=== WHAT IS EXPECTED ===
The line holding "plt.rcParams['mathtext.default'] = 'regular'" is the last one to output; start at the first line of the data, keep every line in between exactly, and leave out pictures.

=== DATA EXTRACT ===
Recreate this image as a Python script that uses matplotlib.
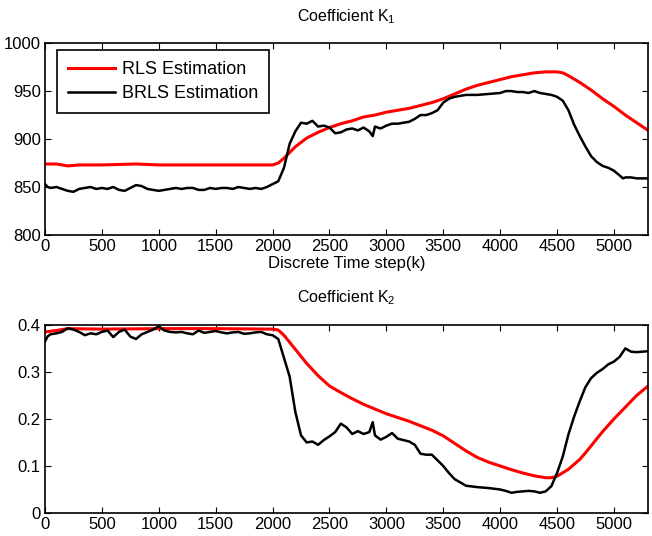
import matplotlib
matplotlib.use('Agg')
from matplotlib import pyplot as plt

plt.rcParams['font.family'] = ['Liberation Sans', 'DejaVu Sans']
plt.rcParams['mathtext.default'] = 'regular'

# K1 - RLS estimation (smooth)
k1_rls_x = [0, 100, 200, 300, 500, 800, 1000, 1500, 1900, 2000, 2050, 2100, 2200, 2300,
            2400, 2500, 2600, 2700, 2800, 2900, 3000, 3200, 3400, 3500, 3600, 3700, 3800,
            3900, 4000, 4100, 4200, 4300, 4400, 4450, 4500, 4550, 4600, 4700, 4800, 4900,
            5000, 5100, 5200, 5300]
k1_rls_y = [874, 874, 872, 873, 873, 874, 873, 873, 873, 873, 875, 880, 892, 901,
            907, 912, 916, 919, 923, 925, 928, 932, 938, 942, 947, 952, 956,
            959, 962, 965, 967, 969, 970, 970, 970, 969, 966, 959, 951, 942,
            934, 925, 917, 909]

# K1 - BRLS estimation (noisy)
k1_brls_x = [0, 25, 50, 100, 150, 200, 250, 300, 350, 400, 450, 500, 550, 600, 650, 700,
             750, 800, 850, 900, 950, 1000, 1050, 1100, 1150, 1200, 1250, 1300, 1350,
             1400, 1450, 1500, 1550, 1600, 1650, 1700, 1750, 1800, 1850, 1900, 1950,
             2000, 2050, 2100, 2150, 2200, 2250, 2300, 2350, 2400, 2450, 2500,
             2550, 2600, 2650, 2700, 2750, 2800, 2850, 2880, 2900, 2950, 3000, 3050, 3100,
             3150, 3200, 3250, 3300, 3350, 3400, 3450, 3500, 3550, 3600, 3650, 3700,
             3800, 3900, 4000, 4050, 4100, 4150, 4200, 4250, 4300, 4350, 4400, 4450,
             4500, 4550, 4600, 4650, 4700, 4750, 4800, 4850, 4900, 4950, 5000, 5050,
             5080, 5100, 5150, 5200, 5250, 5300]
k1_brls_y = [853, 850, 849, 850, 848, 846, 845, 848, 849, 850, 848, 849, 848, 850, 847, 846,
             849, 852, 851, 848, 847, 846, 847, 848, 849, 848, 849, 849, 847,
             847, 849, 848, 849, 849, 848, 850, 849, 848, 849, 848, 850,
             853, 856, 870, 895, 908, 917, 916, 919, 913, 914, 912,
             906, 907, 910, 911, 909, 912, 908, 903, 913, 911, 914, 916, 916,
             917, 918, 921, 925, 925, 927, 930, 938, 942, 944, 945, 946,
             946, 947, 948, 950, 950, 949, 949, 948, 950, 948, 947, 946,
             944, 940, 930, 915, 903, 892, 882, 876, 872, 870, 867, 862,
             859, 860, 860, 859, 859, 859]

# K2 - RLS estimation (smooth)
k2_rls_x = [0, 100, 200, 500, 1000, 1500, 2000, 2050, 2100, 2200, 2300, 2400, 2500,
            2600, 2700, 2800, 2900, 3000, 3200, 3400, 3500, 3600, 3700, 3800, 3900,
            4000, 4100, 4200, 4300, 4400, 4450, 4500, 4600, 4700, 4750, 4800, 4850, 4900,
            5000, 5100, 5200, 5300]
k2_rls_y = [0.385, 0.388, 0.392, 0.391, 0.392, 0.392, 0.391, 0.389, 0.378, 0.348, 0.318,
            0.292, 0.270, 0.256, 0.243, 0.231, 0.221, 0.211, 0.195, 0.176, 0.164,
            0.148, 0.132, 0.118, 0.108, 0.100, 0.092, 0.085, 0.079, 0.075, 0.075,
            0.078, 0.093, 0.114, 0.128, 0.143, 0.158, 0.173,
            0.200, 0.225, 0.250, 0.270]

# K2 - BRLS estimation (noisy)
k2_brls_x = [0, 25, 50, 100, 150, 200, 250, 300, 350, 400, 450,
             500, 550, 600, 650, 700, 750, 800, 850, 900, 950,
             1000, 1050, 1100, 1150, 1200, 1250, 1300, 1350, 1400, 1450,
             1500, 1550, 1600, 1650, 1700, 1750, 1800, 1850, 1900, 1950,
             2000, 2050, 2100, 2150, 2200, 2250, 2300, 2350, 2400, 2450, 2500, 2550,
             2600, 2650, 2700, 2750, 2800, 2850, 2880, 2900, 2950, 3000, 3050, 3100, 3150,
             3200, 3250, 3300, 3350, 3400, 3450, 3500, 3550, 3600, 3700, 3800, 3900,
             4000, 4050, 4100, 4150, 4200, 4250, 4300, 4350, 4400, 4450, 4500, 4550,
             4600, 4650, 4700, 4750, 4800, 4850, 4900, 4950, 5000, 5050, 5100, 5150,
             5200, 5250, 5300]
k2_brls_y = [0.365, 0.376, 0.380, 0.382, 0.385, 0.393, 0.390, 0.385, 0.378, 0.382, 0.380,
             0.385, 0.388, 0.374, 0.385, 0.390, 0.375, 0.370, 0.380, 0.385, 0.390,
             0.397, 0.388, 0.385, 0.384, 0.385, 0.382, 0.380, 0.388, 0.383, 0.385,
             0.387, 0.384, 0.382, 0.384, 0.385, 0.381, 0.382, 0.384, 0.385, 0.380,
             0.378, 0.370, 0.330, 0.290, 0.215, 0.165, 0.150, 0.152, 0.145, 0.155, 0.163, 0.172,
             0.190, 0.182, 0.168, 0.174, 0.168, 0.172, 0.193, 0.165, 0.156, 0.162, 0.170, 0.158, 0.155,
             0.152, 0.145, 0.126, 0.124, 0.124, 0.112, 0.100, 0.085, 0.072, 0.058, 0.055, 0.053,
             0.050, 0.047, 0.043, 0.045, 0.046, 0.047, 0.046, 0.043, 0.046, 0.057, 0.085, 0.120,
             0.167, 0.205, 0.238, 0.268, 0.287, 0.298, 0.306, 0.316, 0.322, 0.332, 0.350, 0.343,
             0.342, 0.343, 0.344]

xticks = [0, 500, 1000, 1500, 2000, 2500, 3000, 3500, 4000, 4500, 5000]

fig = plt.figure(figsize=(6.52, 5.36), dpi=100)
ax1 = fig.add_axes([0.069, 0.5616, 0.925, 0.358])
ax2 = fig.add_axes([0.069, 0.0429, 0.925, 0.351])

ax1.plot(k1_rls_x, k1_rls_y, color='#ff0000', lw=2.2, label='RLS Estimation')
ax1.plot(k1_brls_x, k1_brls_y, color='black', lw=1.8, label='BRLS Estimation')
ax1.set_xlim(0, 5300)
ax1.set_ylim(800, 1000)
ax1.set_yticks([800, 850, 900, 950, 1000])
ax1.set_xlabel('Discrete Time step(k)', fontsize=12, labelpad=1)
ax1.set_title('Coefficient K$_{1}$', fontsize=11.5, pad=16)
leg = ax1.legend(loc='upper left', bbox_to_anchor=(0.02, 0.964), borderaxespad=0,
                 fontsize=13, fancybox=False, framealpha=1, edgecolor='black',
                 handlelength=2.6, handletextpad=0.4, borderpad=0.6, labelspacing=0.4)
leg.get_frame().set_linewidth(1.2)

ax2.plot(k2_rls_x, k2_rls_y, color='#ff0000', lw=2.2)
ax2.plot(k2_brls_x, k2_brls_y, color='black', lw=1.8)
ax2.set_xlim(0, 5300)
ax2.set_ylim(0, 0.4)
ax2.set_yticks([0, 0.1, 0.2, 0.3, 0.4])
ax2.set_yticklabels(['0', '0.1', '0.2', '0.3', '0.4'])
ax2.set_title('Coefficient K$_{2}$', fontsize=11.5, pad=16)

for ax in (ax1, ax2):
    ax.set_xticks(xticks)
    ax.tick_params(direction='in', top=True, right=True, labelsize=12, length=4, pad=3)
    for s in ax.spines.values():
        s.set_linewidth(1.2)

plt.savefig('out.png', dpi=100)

=== WORKED ANSWER ===
Recreate this image as a Python script that uses matplotlib.
import matplotlib
matplotlib.use('Agg')
from matplotlib import pyplot as plt

plt.rcParams['font.family'] = ['Liberation Sans', 'DejaVu Sans']
plt.rcParams['mathtext.default'] = 'regular'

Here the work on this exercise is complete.